**OBJECTIVE:** Scan the lines below for the word "React". Copy each line you find it in.

####

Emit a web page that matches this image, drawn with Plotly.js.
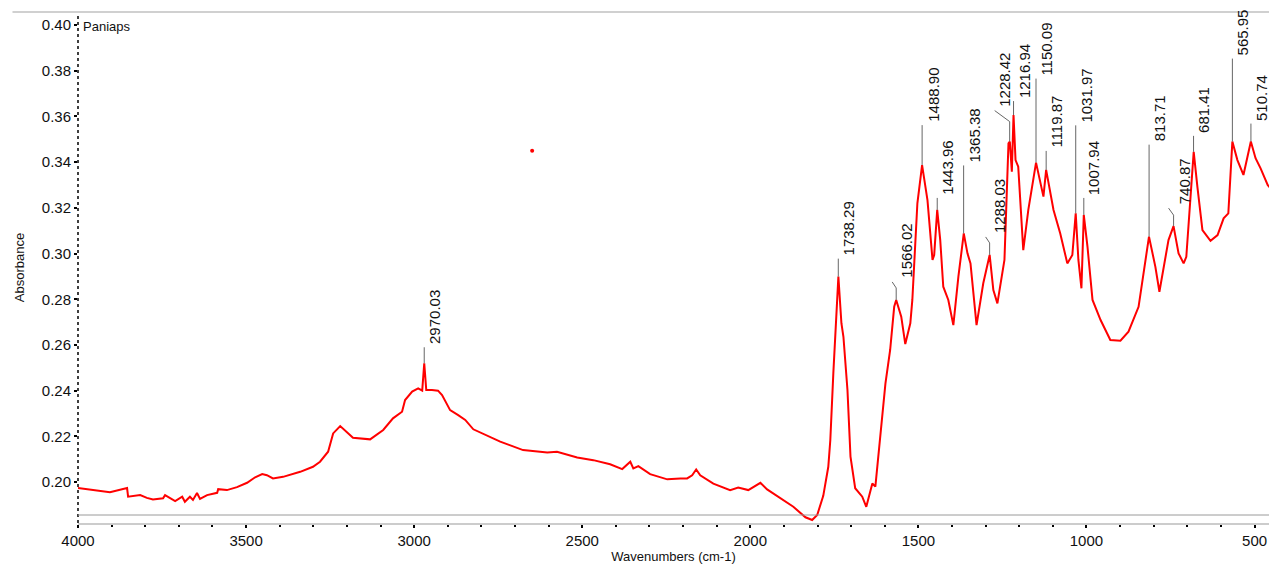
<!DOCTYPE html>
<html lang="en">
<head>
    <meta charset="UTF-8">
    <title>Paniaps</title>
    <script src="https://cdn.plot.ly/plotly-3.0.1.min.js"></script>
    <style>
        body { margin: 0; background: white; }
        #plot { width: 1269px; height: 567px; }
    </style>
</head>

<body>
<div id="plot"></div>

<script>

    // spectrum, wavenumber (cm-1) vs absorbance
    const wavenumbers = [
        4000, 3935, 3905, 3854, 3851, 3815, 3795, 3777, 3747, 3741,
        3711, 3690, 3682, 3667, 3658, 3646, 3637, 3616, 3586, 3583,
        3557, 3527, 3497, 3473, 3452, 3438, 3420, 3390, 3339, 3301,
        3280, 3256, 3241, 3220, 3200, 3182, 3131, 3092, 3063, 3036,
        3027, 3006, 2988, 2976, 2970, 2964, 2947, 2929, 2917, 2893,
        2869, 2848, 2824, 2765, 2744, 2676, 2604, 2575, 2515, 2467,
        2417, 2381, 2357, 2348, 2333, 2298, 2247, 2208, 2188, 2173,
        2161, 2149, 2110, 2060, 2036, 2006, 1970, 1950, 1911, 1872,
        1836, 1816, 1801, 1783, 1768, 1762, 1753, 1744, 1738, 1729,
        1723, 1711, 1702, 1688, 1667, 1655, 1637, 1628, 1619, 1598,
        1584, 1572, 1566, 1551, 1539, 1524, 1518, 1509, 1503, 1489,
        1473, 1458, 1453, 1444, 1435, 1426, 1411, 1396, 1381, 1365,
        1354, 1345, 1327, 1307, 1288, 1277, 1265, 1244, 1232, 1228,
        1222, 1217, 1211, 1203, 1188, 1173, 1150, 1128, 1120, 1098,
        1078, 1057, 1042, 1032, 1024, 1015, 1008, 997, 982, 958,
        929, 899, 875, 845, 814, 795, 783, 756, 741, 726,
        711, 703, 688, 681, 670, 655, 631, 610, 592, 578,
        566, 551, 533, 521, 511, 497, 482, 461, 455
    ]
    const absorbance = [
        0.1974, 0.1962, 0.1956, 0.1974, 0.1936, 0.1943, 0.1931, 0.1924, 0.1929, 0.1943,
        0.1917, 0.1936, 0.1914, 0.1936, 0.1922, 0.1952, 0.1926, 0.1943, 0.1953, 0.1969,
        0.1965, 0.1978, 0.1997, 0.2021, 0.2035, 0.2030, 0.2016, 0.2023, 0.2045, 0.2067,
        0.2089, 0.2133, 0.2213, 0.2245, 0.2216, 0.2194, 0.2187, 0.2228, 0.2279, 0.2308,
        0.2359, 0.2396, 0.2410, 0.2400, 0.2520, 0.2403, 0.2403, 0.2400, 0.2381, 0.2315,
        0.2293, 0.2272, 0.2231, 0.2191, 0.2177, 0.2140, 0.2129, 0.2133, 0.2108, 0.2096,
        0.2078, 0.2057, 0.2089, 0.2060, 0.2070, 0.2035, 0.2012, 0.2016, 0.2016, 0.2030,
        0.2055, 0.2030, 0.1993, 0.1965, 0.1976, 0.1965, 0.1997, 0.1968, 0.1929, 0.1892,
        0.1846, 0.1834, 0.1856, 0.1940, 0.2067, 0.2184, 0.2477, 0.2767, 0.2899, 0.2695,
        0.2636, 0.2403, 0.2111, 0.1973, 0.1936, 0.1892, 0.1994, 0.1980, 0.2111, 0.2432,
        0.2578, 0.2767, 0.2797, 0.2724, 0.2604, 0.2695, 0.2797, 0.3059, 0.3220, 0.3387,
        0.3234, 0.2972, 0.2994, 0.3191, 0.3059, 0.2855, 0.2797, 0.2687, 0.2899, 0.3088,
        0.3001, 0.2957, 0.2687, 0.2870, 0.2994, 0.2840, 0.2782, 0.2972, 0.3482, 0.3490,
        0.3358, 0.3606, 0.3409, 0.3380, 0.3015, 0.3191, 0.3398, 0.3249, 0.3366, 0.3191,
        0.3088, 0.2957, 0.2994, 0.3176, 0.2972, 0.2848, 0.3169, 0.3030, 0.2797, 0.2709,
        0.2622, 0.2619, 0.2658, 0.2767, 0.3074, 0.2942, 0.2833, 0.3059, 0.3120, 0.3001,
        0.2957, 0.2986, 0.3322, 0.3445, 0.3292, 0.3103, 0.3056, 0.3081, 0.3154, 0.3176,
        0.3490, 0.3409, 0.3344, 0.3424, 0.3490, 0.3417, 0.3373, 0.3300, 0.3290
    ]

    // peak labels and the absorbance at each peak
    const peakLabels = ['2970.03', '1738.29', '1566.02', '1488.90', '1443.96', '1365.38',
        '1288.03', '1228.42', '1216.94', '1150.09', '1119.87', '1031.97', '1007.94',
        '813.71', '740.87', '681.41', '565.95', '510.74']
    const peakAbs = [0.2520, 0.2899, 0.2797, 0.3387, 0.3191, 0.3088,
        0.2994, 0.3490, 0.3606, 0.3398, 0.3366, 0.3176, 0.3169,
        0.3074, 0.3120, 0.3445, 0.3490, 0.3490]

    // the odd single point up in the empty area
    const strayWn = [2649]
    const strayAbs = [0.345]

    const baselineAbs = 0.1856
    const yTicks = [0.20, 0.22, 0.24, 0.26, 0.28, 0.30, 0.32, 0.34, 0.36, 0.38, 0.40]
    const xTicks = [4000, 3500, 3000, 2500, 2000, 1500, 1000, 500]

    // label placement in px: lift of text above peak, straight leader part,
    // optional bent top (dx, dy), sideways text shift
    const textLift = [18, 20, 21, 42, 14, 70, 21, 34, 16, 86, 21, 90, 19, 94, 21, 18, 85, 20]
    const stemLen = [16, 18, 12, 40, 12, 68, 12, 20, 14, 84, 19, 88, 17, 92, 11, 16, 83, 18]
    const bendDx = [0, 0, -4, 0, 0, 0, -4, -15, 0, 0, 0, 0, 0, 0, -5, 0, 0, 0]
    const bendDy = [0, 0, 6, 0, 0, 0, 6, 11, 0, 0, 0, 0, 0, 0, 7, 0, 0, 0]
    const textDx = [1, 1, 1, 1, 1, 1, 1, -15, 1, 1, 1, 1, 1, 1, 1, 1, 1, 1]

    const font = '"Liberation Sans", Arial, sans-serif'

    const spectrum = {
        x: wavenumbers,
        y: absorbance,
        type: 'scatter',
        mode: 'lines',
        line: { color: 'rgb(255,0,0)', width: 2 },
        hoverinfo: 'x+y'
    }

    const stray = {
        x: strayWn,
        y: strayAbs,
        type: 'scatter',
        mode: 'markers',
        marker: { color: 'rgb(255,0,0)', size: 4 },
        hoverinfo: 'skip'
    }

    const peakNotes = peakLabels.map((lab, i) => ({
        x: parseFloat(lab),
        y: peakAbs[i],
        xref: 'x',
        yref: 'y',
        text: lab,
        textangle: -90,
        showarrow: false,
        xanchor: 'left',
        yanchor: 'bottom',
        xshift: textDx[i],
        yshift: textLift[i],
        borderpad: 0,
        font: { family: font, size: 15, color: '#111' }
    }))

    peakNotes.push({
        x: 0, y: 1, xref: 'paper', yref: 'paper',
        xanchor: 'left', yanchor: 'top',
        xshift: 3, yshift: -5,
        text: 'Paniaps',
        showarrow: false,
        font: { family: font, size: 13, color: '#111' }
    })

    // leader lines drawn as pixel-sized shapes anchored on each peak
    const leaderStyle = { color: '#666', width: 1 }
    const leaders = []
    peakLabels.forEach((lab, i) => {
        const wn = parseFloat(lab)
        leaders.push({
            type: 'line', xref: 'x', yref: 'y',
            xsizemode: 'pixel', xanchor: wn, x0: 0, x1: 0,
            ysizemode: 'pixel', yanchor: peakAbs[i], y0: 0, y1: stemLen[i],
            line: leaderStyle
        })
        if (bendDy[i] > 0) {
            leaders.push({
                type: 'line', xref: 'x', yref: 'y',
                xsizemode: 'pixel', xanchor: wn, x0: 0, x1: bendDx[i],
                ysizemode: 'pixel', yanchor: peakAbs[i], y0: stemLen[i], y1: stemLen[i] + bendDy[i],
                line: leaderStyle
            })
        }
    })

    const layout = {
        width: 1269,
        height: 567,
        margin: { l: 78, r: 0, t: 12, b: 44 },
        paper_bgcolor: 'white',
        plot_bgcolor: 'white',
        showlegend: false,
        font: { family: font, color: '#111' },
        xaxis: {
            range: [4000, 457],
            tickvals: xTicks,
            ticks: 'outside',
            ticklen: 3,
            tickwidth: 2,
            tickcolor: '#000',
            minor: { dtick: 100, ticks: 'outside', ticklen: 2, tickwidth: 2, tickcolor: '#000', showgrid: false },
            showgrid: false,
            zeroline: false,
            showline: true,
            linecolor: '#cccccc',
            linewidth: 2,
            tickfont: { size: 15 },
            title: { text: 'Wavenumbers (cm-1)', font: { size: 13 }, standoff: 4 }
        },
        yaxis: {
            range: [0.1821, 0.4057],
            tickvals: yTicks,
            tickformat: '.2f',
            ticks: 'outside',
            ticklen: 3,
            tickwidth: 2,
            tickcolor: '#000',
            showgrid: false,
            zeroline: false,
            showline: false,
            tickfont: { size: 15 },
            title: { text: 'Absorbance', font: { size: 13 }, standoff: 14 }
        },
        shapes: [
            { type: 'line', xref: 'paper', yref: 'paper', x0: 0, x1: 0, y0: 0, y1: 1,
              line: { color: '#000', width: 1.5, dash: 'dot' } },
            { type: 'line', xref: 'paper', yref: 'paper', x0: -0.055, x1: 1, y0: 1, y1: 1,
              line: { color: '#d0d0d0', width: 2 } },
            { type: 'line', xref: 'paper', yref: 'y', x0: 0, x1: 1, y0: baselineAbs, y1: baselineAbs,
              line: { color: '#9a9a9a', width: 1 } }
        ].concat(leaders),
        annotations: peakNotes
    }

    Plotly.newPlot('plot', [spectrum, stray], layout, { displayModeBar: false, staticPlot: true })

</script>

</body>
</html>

####

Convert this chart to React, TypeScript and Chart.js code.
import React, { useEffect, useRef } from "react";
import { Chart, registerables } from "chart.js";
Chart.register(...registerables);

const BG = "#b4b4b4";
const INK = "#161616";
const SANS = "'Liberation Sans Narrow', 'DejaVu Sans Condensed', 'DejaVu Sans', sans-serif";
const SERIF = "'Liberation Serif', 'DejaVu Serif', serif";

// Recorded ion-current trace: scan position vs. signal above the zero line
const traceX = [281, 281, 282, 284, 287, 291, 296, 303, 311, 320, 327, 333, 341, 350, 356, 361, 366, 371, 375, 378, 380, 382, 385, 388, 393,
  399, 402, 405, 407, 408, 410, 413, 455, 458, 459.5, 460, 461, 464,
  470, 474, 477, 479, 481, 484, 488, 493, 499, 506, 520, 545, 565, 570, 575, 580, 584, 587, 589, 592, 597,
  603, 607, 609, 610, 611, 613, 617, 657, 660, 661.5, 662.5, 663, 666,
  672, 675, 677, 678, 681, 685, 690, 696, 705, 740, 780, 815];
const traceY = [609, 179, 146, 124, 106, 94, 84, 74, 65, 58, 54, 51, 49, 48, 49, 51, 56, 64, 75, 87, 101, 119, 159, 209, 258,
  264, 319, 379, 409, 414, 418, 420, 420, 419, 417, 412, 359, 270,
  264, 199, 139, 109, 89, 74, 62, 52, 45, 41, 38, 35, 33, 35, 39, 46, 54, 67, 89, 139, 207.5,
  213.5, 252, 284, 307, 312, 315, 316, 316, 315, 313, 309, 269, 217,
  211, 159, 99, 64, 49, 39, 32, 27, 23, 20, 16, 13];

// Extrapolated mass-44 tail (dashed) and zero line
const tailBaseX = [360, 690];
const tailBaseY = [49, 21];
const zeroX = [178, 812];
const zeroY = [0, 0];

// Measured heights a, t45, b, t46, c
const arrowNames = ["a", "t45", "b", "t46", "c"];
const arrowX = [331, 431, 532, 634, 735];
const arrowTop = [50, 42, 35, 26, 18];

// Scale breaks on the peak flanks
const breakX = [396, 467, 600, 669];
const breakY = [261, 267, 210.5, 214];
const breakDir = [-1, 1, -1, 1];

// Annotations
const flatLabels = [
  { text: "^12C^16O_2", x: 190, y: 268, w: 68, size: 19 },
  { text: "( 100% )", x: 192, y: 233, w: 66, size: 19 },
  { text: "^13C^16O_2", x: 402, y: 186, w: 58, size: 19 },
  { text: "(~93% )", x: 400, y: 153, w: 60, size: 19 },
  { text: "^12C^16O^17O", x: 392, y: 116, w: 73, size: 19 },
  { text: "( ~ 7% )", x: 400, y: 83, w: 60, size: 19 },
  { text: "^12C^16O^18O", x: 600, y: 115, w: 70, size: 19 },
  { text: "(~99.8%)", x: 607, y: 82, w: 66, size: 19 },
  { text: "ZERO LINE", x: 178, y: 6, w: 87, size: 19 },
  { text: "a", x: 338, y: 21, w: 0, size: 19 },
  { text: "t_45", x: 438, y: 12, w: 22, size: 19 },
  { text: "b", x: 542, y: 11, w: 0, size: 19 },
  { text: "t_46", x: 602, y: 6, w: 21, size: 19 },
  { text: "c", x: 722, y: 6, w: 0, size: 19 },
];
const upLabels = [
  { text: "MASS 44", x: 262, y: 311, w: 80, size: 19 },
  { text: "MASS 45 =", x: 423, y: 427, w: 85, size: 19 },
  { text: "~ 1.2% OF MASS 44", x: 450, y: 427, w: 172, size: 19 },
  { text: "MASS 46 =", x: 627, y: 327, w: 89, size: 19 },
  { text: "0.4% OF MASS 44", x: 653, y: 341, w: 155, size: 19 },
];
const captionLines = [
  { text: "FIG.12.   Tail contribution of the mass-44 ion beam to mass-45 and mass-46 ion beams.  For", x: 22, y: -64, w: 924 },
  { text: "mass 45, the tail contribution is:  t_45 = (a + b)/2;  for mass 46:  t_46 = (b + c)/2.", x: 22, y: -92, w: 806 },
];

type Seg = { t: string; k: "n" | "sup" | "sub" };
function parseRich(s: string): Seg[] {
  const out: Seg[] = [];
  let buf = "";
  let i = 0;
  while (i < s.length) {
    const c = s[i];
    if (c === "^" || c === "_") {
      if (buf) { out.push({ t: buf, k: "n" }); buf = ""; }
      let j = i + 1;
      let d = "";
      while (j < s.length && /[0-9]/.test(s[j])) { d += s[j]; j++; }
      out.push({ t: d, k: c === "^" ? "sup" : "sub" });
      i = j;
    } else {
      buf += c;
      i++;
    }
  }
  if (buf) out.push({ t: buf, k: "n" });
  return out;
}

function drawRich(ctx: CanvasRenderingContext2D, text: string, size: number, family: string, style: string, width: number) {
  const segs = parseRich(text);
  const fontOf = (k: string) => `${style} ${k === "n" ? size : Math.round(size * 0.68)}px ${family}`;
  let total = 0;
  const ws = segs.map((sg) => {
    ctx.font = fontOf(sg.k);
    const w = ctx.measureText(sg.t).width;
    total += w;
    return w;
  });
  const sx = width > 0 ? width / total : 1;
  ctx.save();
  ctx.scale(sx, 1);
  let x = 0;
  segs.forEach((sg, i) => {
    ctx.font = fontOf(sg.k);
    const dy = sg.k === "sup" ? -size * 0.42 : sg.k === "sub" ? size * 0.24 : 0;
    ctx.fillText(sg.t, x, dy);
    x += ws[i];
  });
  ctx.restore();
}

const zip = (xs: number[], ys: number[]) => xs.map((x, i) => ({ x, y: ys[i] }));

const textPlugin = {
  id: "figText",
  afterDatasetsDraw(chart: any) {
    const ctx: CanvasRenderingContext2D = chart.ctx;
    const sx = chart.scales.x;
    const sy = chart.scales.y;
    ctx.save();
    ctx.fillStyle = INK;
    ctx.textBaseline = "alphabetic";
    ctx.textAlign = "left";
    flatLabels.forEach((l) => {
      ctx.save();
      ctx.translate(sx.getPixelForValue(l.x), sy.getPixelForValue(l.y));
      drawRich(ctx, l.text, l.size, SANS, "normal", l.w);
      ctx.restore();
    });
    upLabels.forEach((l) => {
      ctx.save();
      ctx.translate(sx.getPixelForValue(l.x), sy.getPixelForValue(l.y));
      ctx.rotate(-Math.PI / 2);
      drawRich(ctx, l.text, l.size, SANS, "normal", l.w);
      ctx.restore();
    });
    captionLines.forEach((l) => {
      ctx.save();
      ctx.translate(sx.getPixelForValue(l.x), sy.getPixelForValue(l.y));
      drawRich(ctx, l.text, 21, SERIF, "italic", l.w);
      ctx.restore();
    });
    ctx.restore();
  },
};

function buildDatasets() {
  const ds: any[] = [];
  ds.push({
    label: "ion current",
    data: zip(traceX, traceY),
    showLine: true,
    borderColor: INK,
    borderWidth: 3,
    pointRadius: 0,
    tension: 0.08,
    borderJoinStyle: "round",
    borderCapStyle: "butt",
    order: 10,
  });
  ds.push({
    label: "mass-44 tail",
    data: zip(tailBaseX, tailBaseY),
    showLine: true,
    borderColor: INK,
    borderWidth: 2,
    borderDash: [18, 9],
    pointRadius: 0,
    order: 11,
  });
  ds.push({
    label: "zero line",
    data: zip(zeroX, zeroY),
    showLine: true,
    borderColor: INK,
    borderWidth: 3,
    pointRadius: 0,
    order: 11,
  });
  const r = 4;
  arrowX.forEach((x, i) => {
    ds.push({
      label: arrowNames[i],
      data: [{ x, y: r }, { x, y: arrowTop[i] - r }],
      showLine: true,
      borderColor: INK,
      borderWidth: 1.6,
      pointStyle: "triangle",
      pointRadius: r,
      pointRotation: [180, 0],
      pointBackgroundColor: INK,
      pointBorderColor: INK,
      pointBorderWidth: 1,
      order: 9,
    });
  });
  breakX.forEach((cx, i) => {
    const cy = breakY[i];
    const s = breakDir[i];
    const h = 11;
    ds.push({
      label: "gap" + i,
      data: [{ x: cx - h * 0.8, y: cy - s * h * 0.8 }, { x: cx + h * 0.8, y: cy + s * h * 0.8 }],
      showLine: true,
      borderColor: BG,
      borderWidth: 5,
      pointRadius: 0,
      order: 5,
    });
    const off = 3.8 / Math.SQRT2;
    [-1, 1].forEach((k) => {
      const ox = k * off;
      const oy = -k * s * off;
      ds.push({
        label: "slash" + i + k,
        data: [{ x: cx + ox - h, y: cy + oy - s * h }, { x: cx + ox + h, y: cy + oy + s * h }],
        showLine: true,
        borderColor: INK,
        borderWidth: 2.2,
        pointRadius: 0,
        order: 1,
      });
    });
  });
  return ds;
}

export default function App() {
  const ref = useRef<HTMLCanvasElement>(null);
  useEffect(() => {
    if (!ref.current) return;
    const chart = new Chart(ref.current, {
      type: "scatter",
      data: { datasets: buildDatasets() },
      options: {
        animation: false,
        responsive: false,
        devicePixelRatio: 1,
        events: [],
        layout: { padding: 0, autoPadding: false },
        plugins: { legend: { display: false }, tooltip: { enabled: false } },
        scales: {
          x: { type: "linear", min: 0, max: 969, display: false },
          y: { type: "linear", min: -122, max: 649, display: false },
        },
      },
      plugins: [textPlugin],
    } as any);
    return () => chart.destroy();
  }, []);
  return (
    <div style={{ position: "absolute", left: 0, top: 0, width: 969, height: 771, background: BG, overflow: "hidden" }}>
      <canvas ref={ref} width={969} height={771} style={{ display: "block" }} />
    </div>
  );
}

####

**CORRECT ANSWER:**
Convert this chart to React, TypeScript and Chart.js code.
import React, { useEffect, useRef } from "react";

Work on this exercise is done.